Если это совпадение, неожиданное и более или менее случайное [152] , то общность в переживании чувства времени Набоковым и Флоренским вовсе не удивительна. Самый пафос воспоминания, годами переживаемая погруженность в прошлое выработала у каждого из них отвержение понимания времени как чего-то преходящего. Флоренский признавался: «Время никогда не мог я постигнуть как бесповоротно утекшее; всегда, насколько помню себя, жило во мне убеждение, что оно куда-то отходит, может быть, именно в эти самые скважины и пещеры стекает и там скрывается, засыпает; но когда-то и как-то к нему можно подойти вплотную – и оно тогда проснется и оживет. Прошлое – не прошло, это ощущение всегда стояло предо мною яснее ясного» [153] . Любая последовательность воспринимается Флоренским как «единовременная» (вспомним тезис Карсавина о «всевременности» совершенной личности), поэтому время утрачивает характер дурной бесконечности, становится «уютным и замкнутым», приближенным к вечности [154] . Набоков в «Других берегах» утверждает главное в своем отношении с временем: «…былое у меня все под боком, и частица грядущего тоже со мной. <…> Признаюсь, я не верю в мимолетность времени – легкого, плавного, персидского времени! Этот волшебный ковер я научился так складывать, чтобы один узор приходился на другой» (Р V, 233).

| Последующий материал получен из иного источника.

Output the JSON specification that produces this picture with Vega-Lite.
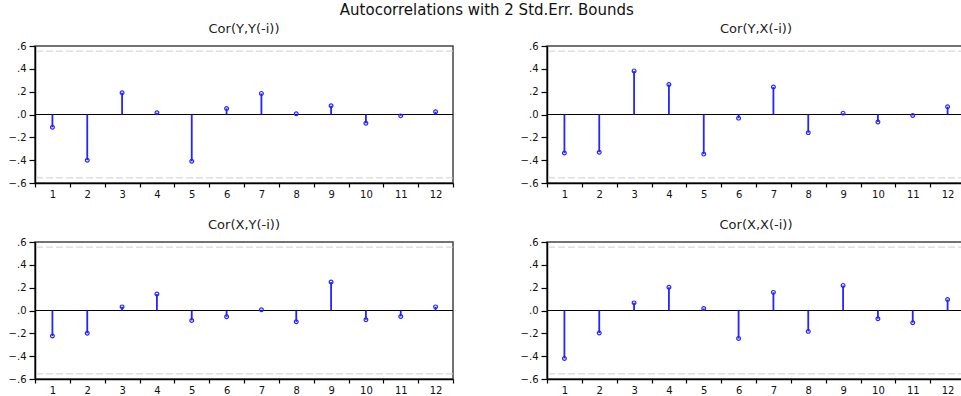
{
  "$schema": "https://vega.github.io/schema/vega-lite/v6.json",
  "padding": {"left": 7, "top": 3, "right": 0, "bottom": 0},
  "background": "white",
  "title": {"text": "Autocorrelations with 2 Std.Err. Bounds", "font": "DejaVu Sans", "fontSize": 15, "fontWeight": "normal", "anchor": "middle", "color": "#111", "offset": 4},
  "datasets": {
    "acf": [
      {"panel": "Cor(Y,Y(-i))", "lag": 1, "r": -0.112},
      {"panel": "Cor(Y,Y(-i))", "lag": 2, "r": -0.4},
      {"panel": "Cor(Y,Y(-i))", "lag": 3, "r": 0.19},
      {"panel": "Cor(Y,Y(-i))", "lag": 4, "r": 0.015},
      {"panel": "Cor(Y,Y(-i))", "lag": 5, "r": -0.41},
      {"panel": "Cor(Y,Y(-i))", "lag": 6, "r": 0.053},
      {"panel": "Cor(Y,Y(-i))", "lag": 7, "r": 0.185},
      {"panel": "Cor(Y,Y(-i))", "lag": 8, "r": 0.006},
      {"panel": "Cor(Y,Y(-i))", "lag": 9, "r": 0.076},
      {"panel": "Cor(Y,Y(-i))", "lag": 10, "r": -0.076},
      {"panel": "Cor(Y,Y(-i))", "lag": 11, "r": -0.012},
      {"panel": "Cor(Y,Y(-i))", "lag": 12, "r": 0.024},
      {"panel": "Cor(Y,X(-i))", "lag": 1, "r": -0.338},
      {"panel": "Cor(Y,X(-i))", "lag": 2, "r": -0.33},
      {"panel": "Cor(Y,X(-i))", "lag": 3, "r": 0.382},
      {"panel": "Cor(Y,X(-i))", "lag": 4, "r": 0.262},
      {"panel": "Cor(Y,X(-i))", "lag": 5, "r": -0.347},
      {"panel": "Cor(Y,X(-i))", "lag": 6, "r": -0.032},
      {"panel": "Cor(Y,X(-i))", "lag": 7, "r": 0.241},
      {"panel": "Cor(Y,X(-i))", "lag": 8, "r": -0.159},
      {"panel": "Cor(Y,X(-i))", "lag": 9, "r": 0.012},
      {"panel": "Cor(Y,X(-i))", "lag": 10, "r": -0.065},
      {"panel": "Cor(Y,X(-i))", "lag": 11, "r": -0.009},
      {"panel": "Cor(Y,X(-i))", "lag": 12, "r": 0.068},
      {"panel": "Cor(X,Y(-i))", "lag": 1, "r": -0.223},
      {"panel": "Cor(X,Y(-i))", "lag": 2, "r": -0.2},
      {"panel": "Cor(X,Y(-i))", "lag": 3, "r": 0.032},
      {"panel": "Cor(X,Y(-i))", "lag": 4, "r": 0.145},
      {"panel": "Cor(X,Y(-i))", "lag": 5, "r": -0.087},
      {"panel": "Cor(X,Y(-i))", "lag": 6, "r": -0.055},
      {"panel": "Cor(X,Y(-i))", "lag": 7, "r": 0.006},
      {"panel": "Cor(X,Y(-i))", "lag": 8, "r": -0.099},
      {"panel": "Cor(X,Y(-i))", "lag": 9, "r": 0.249},
      {"panel": "Cor(X,Y(-i))", "lag": 10, "r": -0.081},
      {"panel": "Cor(X,Y(-i))", "lag": 11, "r": -0.052},
      {"panel": "Cor(X,Y(-i))", "lag": 12, "r": 0.032},
      {"panel": "Cor(X,X(-i))", "lag": 1, "r": -0.42},
      {"panel": "Cor(X,X(-i))", "lag": 2, "r": -0.197},
      {"panel": "Cor(X,X(-i))", "lag": 3, "r": 0.067},
      {"panel": "Cor(X,X(-i))", "lag": 4, "r": 0.203},
      {"panel": "Cor(X,X(-i))", "lag": 5, "r": 0.017},
      {"panel": "Cor(X,X(-i))", "lag": 6, "r": -0.246},
      {"panel": "Cor(X,X(-i))", "lag": 7, "r": 0.159},
      {"panel": "Cor(X,X(-i))", "lag": 8, "r": -0.183},
      {"panel": "Cor(X,X(-i))", "lag": 9, "r": 0.22},
      {"panel": "Cor(X,X(-i))", "lag": 10, "r": -0.072},
      {"panel": "Cor(X,X(-i))", "lag": 11, "r": -0.107},
      {"panel": "Cor(X,X(-i))", "lag": 12, "r": 0.096}
    ],
    "refs": [
      {"kind": "bound", "v": 0.555},
      {"kind": "bound", "v": -0.555},
      {"kind": "zero", "v": 0}
    ]
  },
  "data": {"name": "acf"},
  "columns": 2,
  "spacing": {"row": 59, "column": 94},
  "bounds": "flush",
  "concat": [
    {
      "title": "Cor(Y,Y(-i))",
      "width": 418, "height": 137,
      "layer": [
        {"data": {"name": "refs"}, "transform": [{"filter": "datum.kind === 'bound'"}], "mark": {"type": "rule", "color": "#cfcfcf", "strokeWidth": 1, "strokeDash": [7, 3]}, "encoding": {"y": {"field": "v", "type": "quantitative", "scale": {"domain": [-0.6, 0.6], "nice": false}, "axis": {"title": null}}}},
        {"data": {"name": "refs"}, "transform": [{"filter": "datum.kind === 'zero'"}], "mark": {"type": "rule", "color": "#000", "strokeWidth": 1}, "encoding": {"y": {"field": "v", "type": "quantitative", "scale": {"domain": [-0.6, 0.6], "nice": false}, "axis": {"title": null}}}},
        {"transform": [{"filter": "datum.panel === 'Cor(Y,Y(-i))'"}], "mark": {"type": "rule", "color": "#2424ff", "strokeWidth": 1.8}, "encoding": {"x": {"field": "lag", "type": "ordinal", "scale": {"paddingInner": 0, "paddingOuter": 0}, "axis": {"title": null}}, "y": {"field": "r", "type": "quantitative", "scale": {"domain": [-0.6, 0.6], "nice": false}, "axis": {"title": null}}, "y2": {"datum": 0}}},
        {"transform": [{"filter": "datum.panel === 'Cor(Y,Y(-i))'"}], "mark": {"type": "point", "shape": "circle", "filled": false, "color": "#2424ff", "size": 14, "strokeWidth": 1.2, "opacity": 1}, "encoding": {"x": {"field": "lag", "type": "ordinal"}, "y": {"field": "r", "type": "quantitative"}}}
      ]
    },
    {
      "title": "Cor(Y,X(-i))",
      "width": 418, "height": 137,
      "layer": [
        {"data": {"name": "refs"}, "transform": [{"filter": "datum.kind === 'bound'"}], "mark": {"type": "rule", "color": "#cfcfcf", "strokeWidth": 1, "strokeDash": [7, 3]}, "encoding": {"y": {"field": "v", "type": "quantitative", "scale": {"domain": [-0.6, 0.6], "nice": false}, "axis": {"title": null}}}},
        {"data": {"name": "refs"}, "transform": [{"filter": "datum.kind === 'zero'"}], "mark": {"type": "rule", "color": "#000", "strokeWidth": 1}, "encoding": {"y": {"field": "v", "type": "quantitative", "scale": {"domain": [-0.6, 0.6], "nice": false}, "axis": {"title": null}}}},
        {"transform": [{"filter": "datum.panel === 'Cor(Y,X(-i))'"}], "mark": {"type": "rule", "color": "#2424ff", "strokeWidth": 1.8}, "encoding": {"x": {"field": "lag", "type": "ordinal", "scale": {"paddingInner": 0, "paddingOuter": 0}, "axis": {"title": null}}, "y": {"field": "r", "type": "quantitative", "scale": {"domain": [-0.6, 0.6], "nice": false}, "axis": {"title": null}}, "y2": {"datum": 0}}},
        {"transform": [{"filter": "datum.panel === 'Cor(Y,X(-i))'"}], "mark": {"type": "point", "shape": "circle", "filled": false, "color": "#2424ff", "size": 14, "strokeWidth": 1.2, "opacity": 1}, "encoding": {"x": {"field": "lag", "type": "ordinal"}, "y": {"field": "r", "type": "quantitative"}}}
      ]
    },
    {
      "title": "Cor(X,Y(-i))",
      "width": 418, "height": 137,
      "layer": [
        {"data": {"name": "refs"}, "transform": [{"filter": "datum.kind === 'bound'"}], "mark": {"type": "rule", "color": "#cfcfcf", "strokeWidth": 1, "strokeDash": [7, 3]}, "encoding": {"y": {"field": "v", "type": "quantitative", "scale": {"domain": [-0.6, 0.6], "nice": false}, "axis": {"title": null}}}},
        {"data": {"name": "refs"}, "transform": [{"filter": "datum.kind === 'zero'"}], "mark": {"type": "rule", "color": "#000", "strokeWidth": 1}, "encoding": {"y": {"field": "v", "type": "quantitative", "scale": {"domain": [-0.6, 0.6], "nice": false}, "axis": {"title": null}}}},
        {"transform": [{"filter": "datum.panel === 'Cor(X,Y(-i))'"}], "mark": {"type": "rule", "color": "#2424ff", "strokeWidth": 1.8}, "encoding": {"x": {"field": "lag", "type": "ordinal", "scale": {"paddingInner": 0, "paddingOuter": 0}, "axis": {"title": null}}, "y": {"field": "r", "type": "quantitative", "scale": {"domain": [-0.6, 0.6], "nice": false}, "axis": {"title": null}}, "y2": {"datum": 0}}},
        {"transform": [{"filter": "datum.panel === 'Cor(X,Y(-i))'"}], "mark": {"type": "point", "shape": "circle", "filled": false, "color": "#2424ff", "size": 14, "strokeWidth": 1.2, "opacity": 1}, "encoding": {"x": {"field": "lag", "type": "ordinal"}, "y": {"field": "r", "type": "quantitative"}}}
      ]
    },
    {
      "title": "Cor(X,X(-i))",
      "width": 418, "height": 137,
      "layer": [
        {"data": {"name": "refs"}, "transform": [{"filter": "datum.kind === 'bound'"}], "mark": {"type": "rule", "color": "#cfcfcf", "strokeWidth": 1, "strokeDash": [7, 3]}, "encoding": {"y": {"field": "v", "type": "quantitative", "scale": {"domain": [-0.6, 0.6], "nice": false}, "axis": {"title": null}}}},
        {"data": {"name": "refs"}, "transform": [{"filter": "datum.kind === 'zero'"}], "mark": {"type": "rule", "color": "#000", "strokeWidth": 1}, "encoding": {"y": {"field": "v", "type": "quantitative", "scale": {"domain": [-0.6, 0.6], "nice": false}, "axis": {"title": null}}}},
        {"transform": [{"filter": "datum.panel === 'Cor(X,X(-i))'"}], "mark": {"type": "rule", "color": "#2424ff", "strokeWidth": 1.8}, "encoding": {"x": {"field": "lag", "type": "ordinal", "scale": {"paddingInner": 0, "paddingOuter": 0}, "axis": {"title": null}}, "y": {"field": "r", "type": "quantitative", "scale": {"domain": [-0.6, 0.6], "nice": false}, "axis": {"title": null}}, "y2": {"datum": 0}}},
        {"transform": [{"filter": "datum.panel === 'Cor(X,X(-i))'"}], "mark": {"type": "point", "shape": "circle", "filled": false, "color": "#2424ff", "size": 14, "strokeWidth": 1.2, "opacity": 1}, "encoding": {"x": {"field": "lag", "type": "ordinal"}, "y": {"field": "r", "type": "quantitative"}}}
      ]
    }
  ],
  "config": {
    "view": {"stroke": "#444", "strokeWidth": 1.5},
    "title": {"font": "DejaVu Sans", "fontSize": 13, "fontWeight": "normal", "color": "#222", "offset": 5},
    "axis": {"labelFont": "DejaVu Sans", "labelFontSize": 10, "labelColor": "#111", "domainColor": "#000", "domainWidth": 1.5, "tickColor": "#000", "tickWidth": 1.2, "grid": false},
    "axisX": {"labelAngle": 0, "tickBand": "extent", "tickSize": 4, "labelPadding": 2},
    "axisY": {"values": [-0.6, -0.4, -0.2, 0, 0.2, 0.4, 0.6], "tickSize": 6, "labelPadding": 3, "labelFlush": false, "labelExpr": "replace(format(datum.value, '.1f'), '0.', '.')"}
  }
}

Взаимоналожение узоров прошлого и настоящего – задача, сопровождающая любое набоковское воспоминание, – исключает представление о времени как об устремленной вперед прямой, никогда не возвращающейся к пройденному ею пути. Движение времени вперед одновременно приводит к его возвращению вспять, и это делает время «круглым» (Флоренский называет его «замкнутым»): «Безграничное на первый взгляд время есть на самом деле круглая крепость» (Р V, 146). Такое время может быть описано в категориях пространства (что нередко и происходит у Набокова) – но пространства особого. Представление о круглых крепостных стенах заставляет вспомнить слова о сквозняке из вечности – этом воздухе, который «входит сквозь щели» («Дар»).
152
Ход мысли Флоренского, вероятно, был связан с метаморфозой бабочки, с тем ее «пещерным» прошлым, которое она переживает на стадии куколки. Не ставя себе немыслимой задачи очертить весь спектр значений, связанных у Набокова с представлением о бабочке, отметим лишь, что эта метаморфоза, это превращение червячка-личинки в твердую куколку с тайной внутри, тайной, которая пресуществляется в прекрасное крылатое создание, безусловно занимала его и неоднократно была им описана. В этом отношении совпадение не кажется таким уж случайным.
153
Флоренский П. А. Детям моим. С. 686.
154
Там же. С. 739.
Нелинейность, закругленность, «сложенность» времени предопределяет особенности композиции у Набокова. Он очень редко рассказывает биографию – свою или героя – в прямой последовательности событий. Дату своего рождения в «Других берегах» он приводит лишь в восьмой главе (ровно в начале второй половины книги, если учесть, что всего в ней четырнадцать глав). Сообщению этой даты предпослана весьма выразительная фраза: «Сейчас тут будут показывать волшебный фонарь, но сперва позвольте сделать небольшое вступление. Я родился 10-го апреля 1899 года по старому стилю в Петербурге…» (Р V, 244). Такая «сбитая» композиция, отнесение начала повествования в его середину и тому подобные приемы известны русской литературе еще со времен романтизма. Но в ту раннюю романтическую пору важен был сам пафос «неправильности», нарушения логики, сковывающей поэтическую истину о мире. У Набокова же в сходных случаях – лишь видимость нарушения логики, на деле же – строжайшее, точнейше выверенное ее соблюдение. Только это логика не линейного, а «круглого времени», логика того умелого складывания персидского ковра времени, при котором узор должен в точности прийтись на узор (как и в фокусе со стаканом).